The next day, the government began an investigation into four newspapers for publishing the photo of the prosecutor with a gun to his head. The stated reason was for “spreading terrorist propaganda,” while Prime Minister Davutoğlu also used words like “immoral” and “indecent.” President Erdoğan has gone as far to say that some media organizations were partners with the gunmen in the prosecutor’s death. Reporters from the popular newspaper Hürriyet were banned from entering the funeral of the prosecutor.

And then, on Monday, Twitter, Facebook, and YouTube were banned on several service providers. I couldn’t access Twitter or YouTube in my apartment without going through a proxy. As soon as all three complied with a court order to remove the picture from their platforms, the ban was lifted. On Tuesday, Google complied with the order and removed all links to the picture. I can’t find the picture now when I use some internet providers. Imagine if Google, the fourth-most valuable company in the world, had been blocked like the other media giants. That would have gone down in history.
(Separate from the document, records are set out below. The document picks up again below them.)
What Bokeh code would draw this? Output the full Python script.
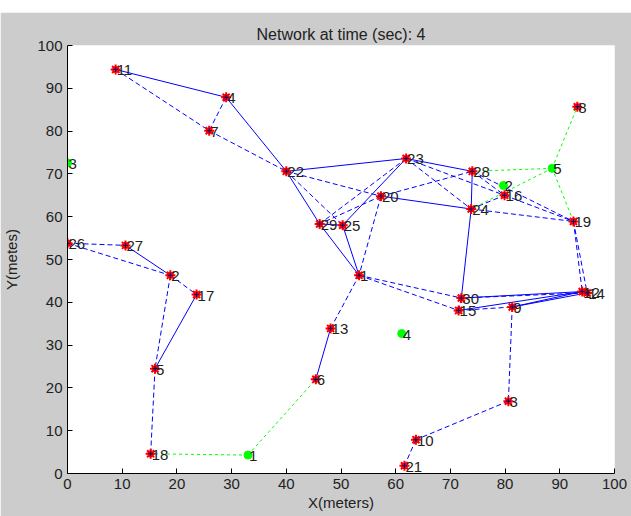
from bokeh.plotting import figure
from bokeh.models import Range1d, FixedTicker, Spacer, ColumnDataSource
from bokeh.layouts import column
from bokeh.embed import file_html
from bokeh.resources import INLINE
from bokeh.core.properties import value

# ---- data ----
red_ids = [str(i) for i in range(1, 31)]
red_x = [53.3, 18.8, 80.6, 29.0, 16.0, 45.4, 25.9, 93.2, 81.3, 63.7,
         8.8, 94.1, 48.1, 95.0, 71.5, 79.9, 23.6, 15.2, 92.5, 57.3,
         61.6, 40.0, 61.9, 73.8, 50.3, 0.0, 10.6, 74.0, 46.1, 72.0]
red_y = [46.3, 46.3, 16.9, 87.9, 24.5, 22.0, 80.1, 85.7, 38.9, 7.9,
         94.4, 42.5, 33.9, 42.2, 38.1, 65.0, 41.8, 4.6, 58.9, 64.8,
         1.8, 70.6, 73.6, 61.8, 58.0, 53.8, 53.3, 70.6, 58.3, 41.0]

green_ids = ["1", "2", "3", "4", "5"]
green_x = [33.0, 79.7, 0.0, 61.1, 88.6]
green_y = [4.3, 67.3, 72.6, 32.7, 71.3]

solid_links = [("R11", "R4"), ("R4", "R22"), ("R22", "R23"), ("R22", "R29"),
               ("R29", "R25"), ("R29", "R1"), ("R25", "R1"), ("R25", "R23"),
               ("R23", "R28"), ("R20", "R24"), ("R24", "R28"), ("R24", "R30"),
               ("R27", "R2"), ("R17", "R5"), ("R6", "R13"), ("R30", "R12"),
               ("R15", "R12"), ("R9", "R12"), ("R9", "R14")]
dashed_links = [("R11", "R7"), ("R7", "R22"), ("R4", "R7"), ("R26", "R27"),
                ("R26", "R2"), ("R2", "R17"), ("R2", "R5"), ("R5", "R18"),
                ("R13", "R1"), ("R22", "R25"), ("R22", "R20"), ("R23", "R29"),
                ("R23", "R24"), ("R23", "R16"), ("R20", "R28"), ("R20", "R1"),
                ("R20", "R29"), ("R28", "R16"), ("R28", "R19"), ("R24", "R16"),
                ("R24", "R19"), ("R16", "R19"), ("R19", "R12"), ("R19", "R14"),
                ("R1", "R30"), ("R1", "R15"), ("R30", "R15"), ("R30", "R14"),
                ("R15", "R9"), ("R9", "R3"), ("R3", "R10"), ("R10", "R21")]
green_links = [("G1", "R18"), ("G1", "R6"), ("G5", "R8"), ("G5", "R28"),
               ("G5", "R19"), ("G5", "R24")]

title_text = "Network at time (sec): 4"
x_label = "X(meters)"
y_label = "Y(metes)"
ticks = [0, 10, 20, 30, 40, 50, 60, 70, 80, 90, 100]

# ---- lookup ----
pos = {}
for i, x, y in zip(red_ids, red_x, red_y):
    pos["R" + i] = (x, y)
for i, x, y in zip(green_ids, green_x, green_y):
    pos["G" + i] = (x, y)


def segs(links):
    xs = [[pos[a][0], pos[b][0]] for a, b in links]
    ys = [[pos[a][1], pos[b][1]] for a, b in links]
    return xs, ys


FONT = "Liberation Sans"
BG = "#cccccc"

p = figure(width=631, height=504, output_backend="svg", toolbar_location=None,
           x_range=Range1d(0, 100), y_range=Range1d(0, 100),
           min_border_left=67, min_border_right=17, min_border_top=33,
           min_border_bottom=43, border_fill_color=BG,
           background_fill_color="white", outline_line_color=None,
           title=title_text)

p.title.align = "center"
p.title.text_font = FONT
p.title.text_font_size = "16px"
p.title.text_font_style = "normal"
p.title.text_color = "#222222"
p.title.standoff = 6

p.grid.visible = False
for ax in (p.xaxis[0], p.yaxis[0]):
    ax.ticker = FixedTicker(ticks=ticks)
    ax.major_tick_in = 5
    ax.major_tick_out = 0
    ax.minor_tick_line_color = None
    ax.axis_line_color = "black"
    ax.major_tick_line_color = "black"
    ax.major_label_text_font = FONT
    ax.major_label_text_font_size = "15px"
    ax.major_label_text_color = "#222222"
    ax.axis_label_text_font = FONT
    ax.axis_label_text_font_size = "15px"
    ax.axis_label_text_font_style = "normal"
    ax.axis_label_text_color = "#222222"
    ax.major_label_standoff = 5

p.xaxis.axis_label = x_label
p.yaxis.axis_label = y_label
p.xaxis.axis_label_standoff = 2
p.yaxis.axis_label_standoff = 14

xs, ys = segs(solid_links)
p.multi_line(xs, ys, line_color="#0000ff", line_width=1)
xs, ys = segs(dashed_links)
p.multi_line(xs, ys, line_color="#0000ff", line_width=1, line_dash="5 3")
xs, ys = segs(green_links)
p.multi_line(xs, ys, line_color="#00ff00", line_width=1, line_dash="3 3")

red_src = ColumnDataSource(dict(x=red_x, y=red_y, t=red_ids))
green_src = ColumnDataSource(dict(x=green_x, y=green_y, t=green_ids))

p.scatter("x", "y", source=green_src, marker="circle", size=8,
          fill_color="#00ff00", line_color="#00ff00")
p.scatter("x", "y", source=red_src, marker="circle", size=6,
          fill_color="red", line_color="red")
p.scatter("x", "y", source=red_src, marker="asterisk", size=10,
          line_color="red", line_width=2)
p.scatter("x", "y", source=red_src, marker="cross", size=5,
          line_color="#000080", line_width=1)

for src in (red_src, green_src):
    p.text("x", "y", text="t", source=src, x_offset=1, y_offset=1,
           text_baseline="middle", text_align="left",
           text_font=value(FONT), text_font_size="15px", text_color="#222222")

layout = column(Spacer(width=631, height=12), p)
open("out.html", "w").write(file_html(layout, INLINE))
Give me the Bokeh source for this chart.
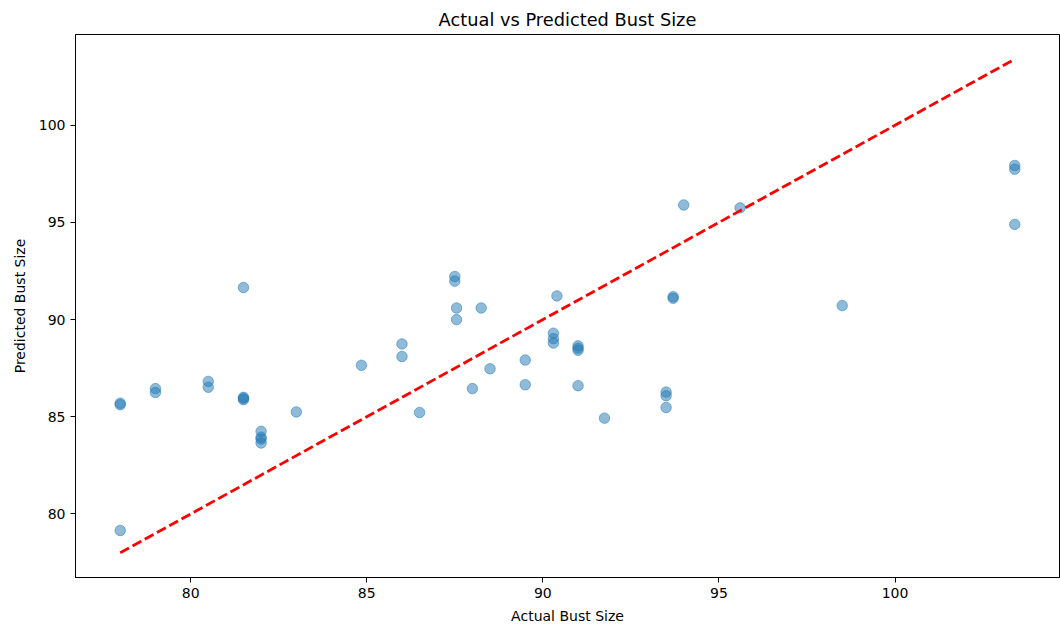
from bokeh.plotting import figure
from bokeh.embed import file_html
from bokeh.resources import INLINE
from bokeh.models import Range1d, FixedTicker

actual = [78, 78, 78,
          79, 79,
          80.5, 80.5,
          81.5, 81.5, 81.5, 81.5,
          82, 82, 82, 82,
          83,
          84.85,
          86, 86,
          86.5,
          87.5, 87.5, 87.55, 87.55,
          88.25, 88, 88.5,
          89.5, 89.5,
          90.3, 90.3, 90.3,
          90.4,
          91, 91, 91, 91,
          91.75,
          93.5, 93.5, 93.5,
          93.7, 93.7,
          94, 95.6, 98.5,
          103.4, 103.4, 103.4]
predicted = [79.15, 85.7, 85.62,
             86.45, 86.25,
             86.82, 86.52,
             91.65, 86.0, 85.95, 85.88,
             84.25, 83.95, 83.85, 83.65,
             85.25,
             87.65,
             88.75, 88.1,
             85.22,
             92.22, 91.98, 90.6, 90.0,
             90.6, 86.45, 87.47,
             87.92, 86.65,
             89.3, 89.02, 88.8,
             91.22,
             88.65, 88.53, 88.42, 86.6,
             84.93,
             86.27, 86.08, 85.48,
             91.18, 91.1,
             95.9, 95.75, 90.72,
             97.93, 97.74, 94.9]

ticks = [80, 85, 90, 95, 100]

lo, hi = min(actual), max(actual)
pad = (hi - lo) * 0.05

p = figure(width=1060, height=626, output_backend="svg", toolbar_location=None,
           x_range=Range1d(lo - pad, hi + pad), y_range=Range1d(lo - pad, hi + pad),
           min_border_left=75, min_border_right=1, min_border_top=34, min_border_bottom=48)

p.title.text = "Actual vs Predicted Bust Size"
p.title.align = "center"
p.title.text_font = "DejaVu Sans"
p.title.text_font_size = "17.8px"
p.title.text_font_style = "normal"
p.title.text_color = "black"

p.grid.visible = False
p.outline_line_color = "black"
p.outline_line_width = 1
p.background_fill_color = "white"
p.border_fill_color = "white"

for ax in (p.xaxis[0], p.yaxis[0]):
    ax.ticker = FixedTicker(ticks=ticks)
    ax.minor_tick_line_color = None
    ax.major_tick_out = 5
    ax.major_tick_in = 0
    ax.major_label_text_font = "DejaVu Sans"
    ax.major_label_text_font_size = "14px"
    ax.major_label_text_color = "black"
    ax.axis_label_text_font = "DejaVu Sans"
    ax.axis_label_text_font_size = "14px"
    ax.axis_label_text_font_style = "normal"
    ax.axis_label_text_color = "black"
    ax.axis_line_color = "black"
    ax.major_tick_line_color = "black"

p.xaxis.axis_label = "Actual Bust Size"
p.yaxis.axis_label = "Predicted Bust Size"
p.xaxis.axis_label_standoff = 7
p.yaxis.axis_label_standoff = 8
p.yaxis.major_label_orientation = "horizontal"

p.scatter(actual, predicted, size=10.5, fill_color="#1f77b4", line_color="#1f77b4",
          fill_alpha=0.5, line_alpha=0.5)

p.line([lo, hi], [lo, hi], line_color="red", line_width=2.8, line_dash="10 4")

open("out.html", "w").write(file_html(p, INLINE))
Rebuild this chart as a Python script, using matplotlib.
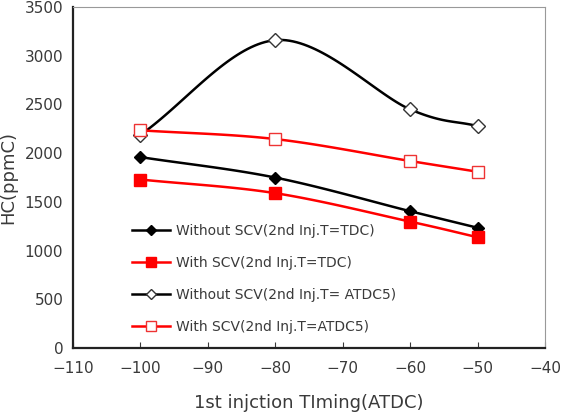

Turkey threatened the websites with losing an entire country’s market for one picture. A traditional media ban would not censor content that the militants already knew. The publication of the picture may have actually been able to help the situation.

There are conspiracy theories that the government was actually behind the attacks (there were three more violent events involving the DHKP-C the day after the prosecutor’s death). Elections are coming in June. A year ago, the government also blocked YouTube and Twitter in the run up to local elections. The prosecutor was also shot five times, but only 3 loud explosions from a handgun could be heard from outside the building. The rest were shots from the Turkish police.

But there are always conspiracy theories in Turkey.

What seems to be true though is that the government is taking full advantage of the situation handed to them. They were able to launch large-scale investigations into four newspapers that they have never particularly gotten along with. They were able to exert their authority over a formidable, and in their view competing, force. And all the while, they were able to promote extremely anti-terrorist propaganda with a skewed definition of terrorism. US government propaganda is virtually unheard of or ineffectual. Turkish government propaganda and the power of its reception is without equal.